TL;DR
On February 3rd, 2026, the official ComfyUI blog announced ACE-Step 1.5 support with a notable caveat: "Cover, Repaint, and other features aren't yet supported in ComfyUI."
The next day, I released ComfyUI-AceMusic — a complete implementation of all 15 ACE-Step 1.5 features as ComfyUI nodes.
Key highlights:
- World-first: Full Cover, Repaint, Edit, Retake, Extend support in ComfyUI
- 15 nodes covering every ACE-Step 1.5 capability
- Modular architecture that eliminates widget ordering issues
- Windows + Python 3.13+ compatible using soundfile/scipy instead of problematic torchaudio backends
- HeartMuLa interoperability for hybrid AI music workflows
GitHub: github.com/hiroki-abe-58/ComfyUI-AceMusic
The Problem: Official Support Was Incomplete
ACE-Step 1.5 is a game-changer for open-source music generation.
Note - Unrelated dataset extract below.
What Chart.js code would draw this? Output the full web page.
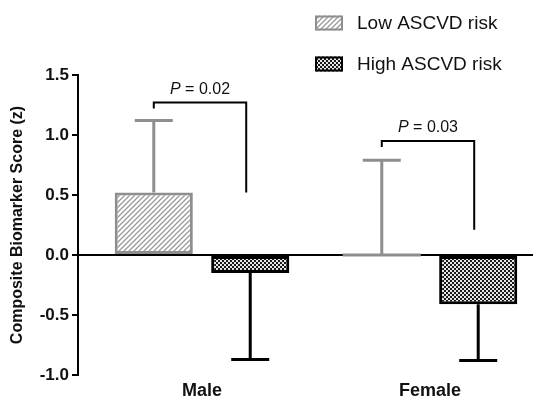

It outperforms most commercial alternatives, runs on consumer hardware (4GB VRAM), and generates full songs in under 10 seconds on an RTX 3090.
When ComfyUI announced native support, the community was excited. But there was a catch.
From the official ComfyUI blog (February 3rd, 2026):
"ACE-Step 1.5 has a few more tricks up its sleeve. These aren't yet supported in ComfyUI, but we have no doubt the community will figure it out."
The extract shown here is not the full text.